The Spanish Inquisition Fathered Auto-Da-Fe
Auto-da-fe is translated as acts of faith but the practice has very little to do with faith and more to do with public executions. Many people were burned at the stake publicly in Spain and other countries in Europe including Joan of Arc. People accused of heresy would be sentenced publicly in front of huge crowds and they were all arraigned wearing sackcloth over their heads with a single eye hole. Many would-be whipped and even maimed. The worst ones included public burning at the stake for those that refused to confess to heresy.
Lutherans And Other Protestants Were Not Spared
The main purpose of the inquisition was to increase the stronghold of the catholic church over the European population which is why protestants were an unwelcome addition to the list. The 16th century brought lots of revolts against the catholic church with the Lutherans being the most vocal of them all. The Spanish Inquisition extended its definition of heresy to cover protestants which saw inquisitors go after protestants in its territories including Mexico and Peru. In Mexico, Philip II ordered the slaughter of Lutherans at the Stake in Mexico in 1578 before going for Lutherans and Methodists in Peru.
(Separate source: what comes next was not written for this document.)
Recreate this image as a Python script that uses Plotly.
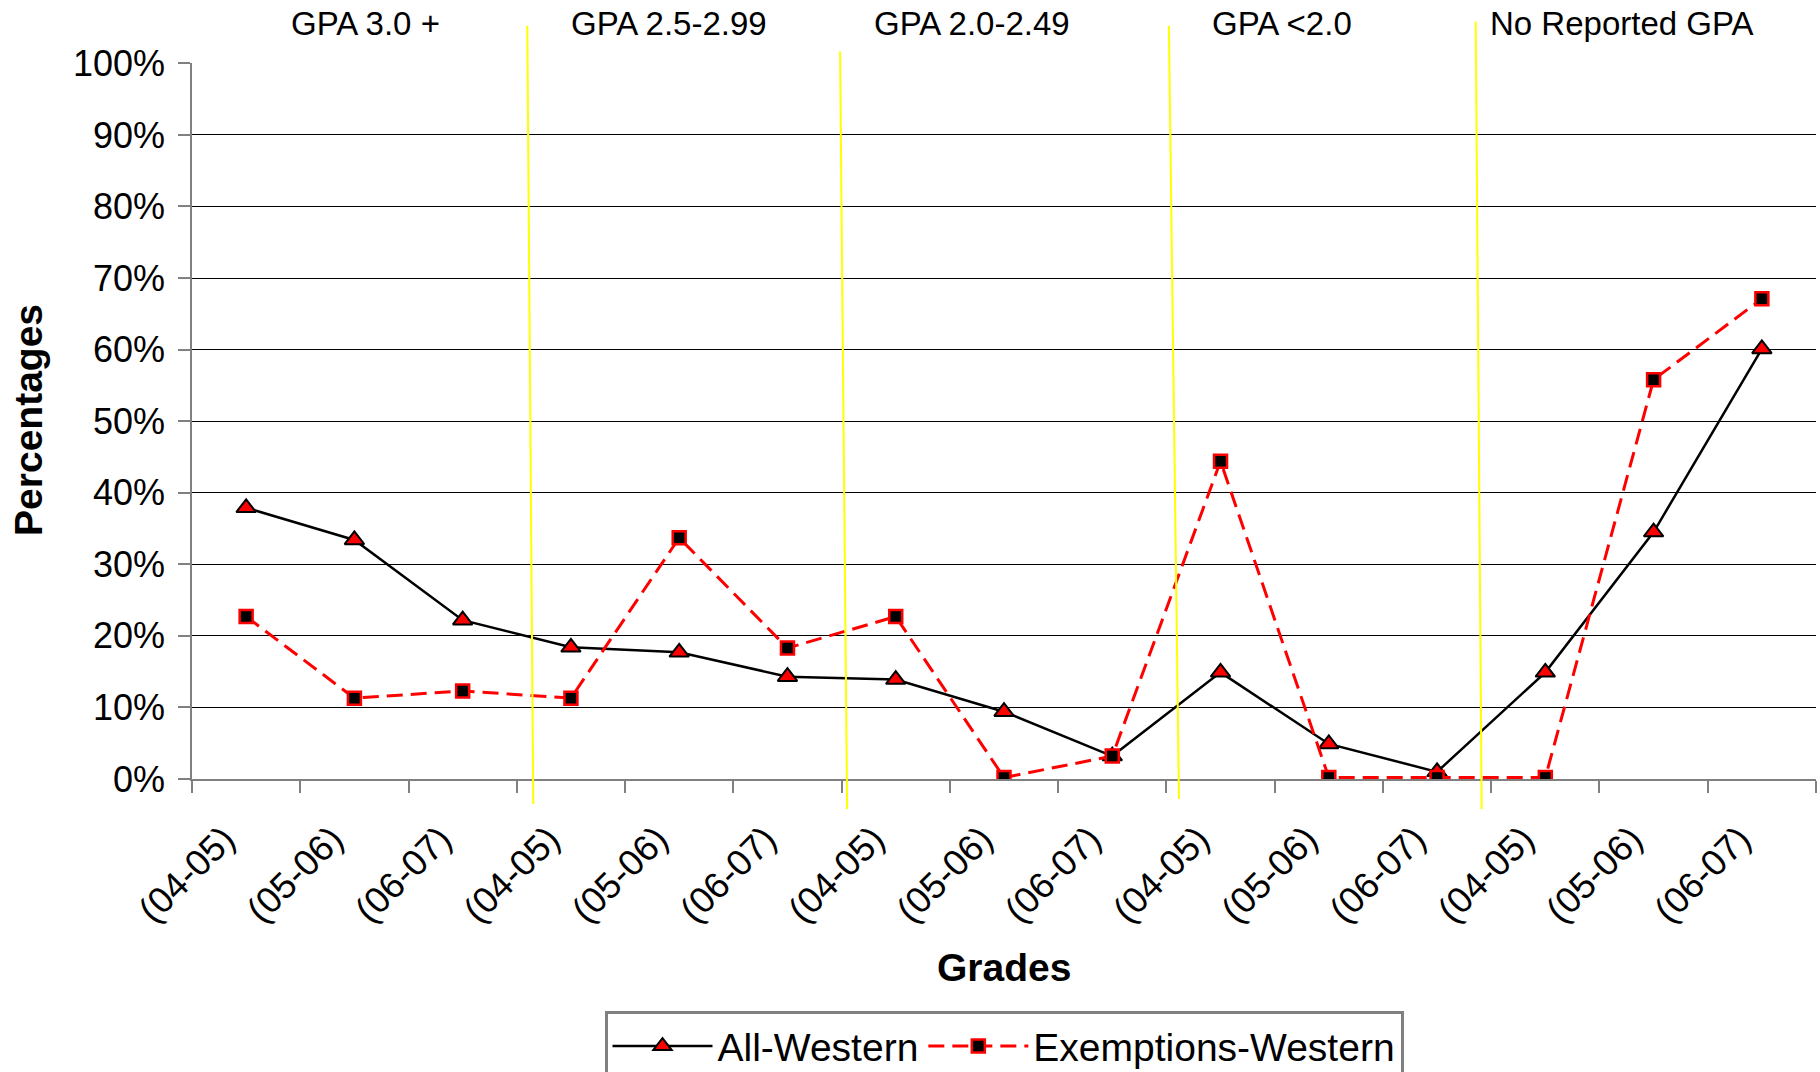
import plotly.graph_objects as go

# ---- data ----
year_labels = ["(04-05)", "(05-06)", "(06-07)"] * 5
group_labels = ["GPA 3.0 +", "GPA 2.5-2.99", "GPA 2.0-2.49", "GPA <2.0", "No Reported GPA"]
all_western = [0.379, 0.334, 0.222, 0.184, 0.177, 0.143, 0.139, 0.094, 0.032,
               0.149, 0.049, 0.010, 0.149, 0.345, 0.601]
exemptions_western = [0.227, 0.113, 0.123, 0.113, 0.337, 0.183, 0.227, 0.002, 0.032,
                      0.444, 0.002, 0.002, 0.002, 0.558, 0.671]
y_ticks = [0, 0.1, 0.2, 0.3, 0.4, 0.5, 0.6, 0.7, 0.8, 0.9, 1.0]

FONT = "Liberation Sans, Arial, sans-serif"
x = list(range(len(year_labels)))

fig = go.Figure()
fig.add_trace(go.Scatter(
    x=x, y=all_western, name="All-Western", mode="lines+markers",
    line=dict(color="black", width=2.5),
    marker=dict(symbol="triangle-up", size=17, color="#FF0000",
                line=dict(color="black", width=2)),
))
fig.add_trace(go.Scatter(
    x=x, y=exemptions_western, name="Exemptions-Western", mode="lines+markers",
    line=dict(color="#FF0000", width=3, dash="16px,8px"),
    marker=dict(symbol="square", size=13, color="black",
                line=dict(color="#FF0000", width=2.5)),
))

# yellow group separators (slightly slanted as in the original)
seps = [(2.597, 1.052, 2.652, -0.035), (5.486, 1.016, 5.551, -0.042),
        (8.523, 1.052, 8.616, -0.028), (11.357, 1.058, 11.412, -0.042)]
for x0, y0, x1, y1 in seps:
    fig.add_shape(type="line", xref="x", yref="paper", x0=x0, y0=y0, x1=x1, y1=y1,
                  line=dict(color="#FFFF00", width=2), layer="above")

group_x = [1.10, 3.908, 6.705, 9.566, 12.705]
for gx, gl in zip(group_x, group_labels):
    fig.add_annotation(x=gx, y=1.0556, xref="x", yref="paper", text=gl,
                       showarrow=False, xanchor="center", yanchor="middle",
                       font=dict(family=FONT, size=33, color="black"))

fig.add_annotation(x=-0.1006, y=0.501, xref="paper", yref="paper",
                   text="<b>Percentages</b>", textangle=-90, showarrow=False,
                   xanchor="center", yanchor="middle",
                   font=dict(family=FONT, size=39, color="black"))
fig.add_annotation(x=0.5, y=-0.2628, xref="paper", yref="paper",
                   text="<b>Grades</b>", showarrow=False,
                   xanchor="center", yanchor="middle",
                   font=dict(family=FONT, size=39, color="black"))

fig.update_xaxes(
    range=[-0.5, 14.5], tickmode="array", tickvals=x, ticktext=year_labels,
    tickangle=-45, ticks="", showgrid=False, zeroline=False,
    showline=True, linecolor="#808080", linewidth=2,
    tickfont=dict(family=FONT, size=36.5, color="black"),
    ticklabelstandoff=22, ticklabelshift=-22,
    minor=dict(tickmode="linear", tick0=-0.5, dtick=1, ticks="outside",
               ticklen=12, tickcolor="#808080", tickwidth=1.5, showgrid=False),
)
fig.update_yaxes(
    range=[0, 1.0005], tickmode="array", tickvals=y_ticks, tickformat=".0%",
    ticks="outside", ticklen=12, tickcolor="#808080", tickwidth=1.5,
    showgrid=True, gridcolor="#000000", gridwidth=1, zeroline=False,
    showline=True, linecolor="#808080", linewidth=1.5,
    tickfont=dict(family=FONT, size=36, color="black"),
    ticklabelstandoff=6,
)

fig.update_layout(
    width=1820, height=1072,
    margin=dict(l=191.5, r=3.5, t=62.7, b=293.2, autoexpand=False),
    plot_bgcolor="white", paper_bgcolor="white",
    font=dict(family=FONT, color="black"),
    showlegend=True,
    legend=dict(orientation="h", x=0.5, xanchor="center", y=-0.3243, yanchor="top",
                bordercolor="#808080", borderwidth=3, itemwidth=100,
                font=dict(family=FONT, size=39, color="black"),
                bgcolor="white"),
)

fig.write_html("out.html", config={"displayModeBar": False},
               post_script="document.body.style.margin='0px';")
He also hunted for jews and Muslims that had escaped the Inquisition in Spain.
It Was Finished By Napoleon Bonaparte
Napoleon Bonaparte is one of the greatest leaders in European history and ending the Inquisition after conquering Spain was one of the best things he did. He wasn’t exactly a great fan of the Catholic church’s puritanism. The inquisition had also fallen out of favour with the rest of the Spanish population since it was being used as a political tool rather than a tool for uniting Spaniards in faith. When Napoleon was defeated in 1814, King Ferdinand VII brought back the inquisition and killed dozens of his enemies and other people that protested against the monarchy with the last person being executed in 1826. The French government ordered the king to abolish the inquisition altogether as a condition for helping him quash an uprising.
Inquisitors Hold The Record For History’s Worst Torture Methods
The breast ripper was used to rip off women’s breasts when they refused to confess to heresy during the inquisition. The most widely used torture tool was the rack where someone would be tied and their limbs would be pulled out to their limits. They also used Catherine’s wheel and the skull crusher which are some of the worst torture devices in human history. It is hard to believe that these tools were being used by priests but they were actually authorized by the church itself.
The Rich Could Bribe Their Way Out
The Spanish inquisition was one of the most corrupt institutions in European history. Jews and Muslims fled Spain during the inquisition but the Inquisition didn’t go away and leading to the population turning on itself. People used the inquisition to settle scores with their neighbours or make political gains. Many local leaders and inquisitors killed people for their property. It became worse when leaders of the catholic church including the famous Ignatius of Loyola were also accused of heresy. The rich could bribe inquisitors and have their trials abolished or bribe their way to freedom.
Inquisitors Worked For Both The Pope And The King
The Inquisition was already happening all over Europe since the 12th century and it was brutal but never racist until King Ferdinand II and his queen Isabella decided to eliminate successful Jewish businessmen from Spain and take their property. They empowered inquisitors and used them to kill and intimidate Jewish and Muslim elites taking their property and banishing them all on the basis of heresy. Pope Sixtus received complaints about the politicization of the Inquisition in Spain and decided to appoint a council to oversee inquisitions there. The council turned out to be more politicized as it only served the interests of whoever gave them the most benefits.
Converted Jews And Muslims Were The Worst Affected
Anti-Semitism was rife in Europe especially in Spain since the 12th century but Spain had a big Muslim and Jewish population and everyone lived there in spite of the religious differences. An increase in power of the catholic church and its hold on the Spanish crown led to hostilities against Jews and Muslims that peaked in the 15th century under the reign of Henry III of Castile and Leon. He forced Jews and Muslims to convert to Catholicism or be banished from Spain and many did.
Most prominent Spanish families distrusted the Jews and Muslims even after they converted leading to the many accusations against them for heresy. King Ferdinand II and Isabella decided to go on a whole choked Earth policy which led to the deaths of thousands of the Converts with hundreds of thousands fleeing Spain to save their heads. Spain had the largest Jewish population of any European nation by the end of the 14th century but there were hardly any left by the end of the 15th century which shows how cruel the inquisition was.
Burning At The Stake Was The Preferred Execution Method For Inquisitors
The torture methods employed by the inquisitors still cause people to cringe today because they were just too brutal. The inquisitors would do anything to get a confession and if words didn’t work, they would resort to torture. The most criticized one is a mass confession of 20,000 people which was then followed by torture and burning at the stake for those who refused to name their accomplices. You had to confess to avoid burning at the stake and even then, your life would be ruined forever.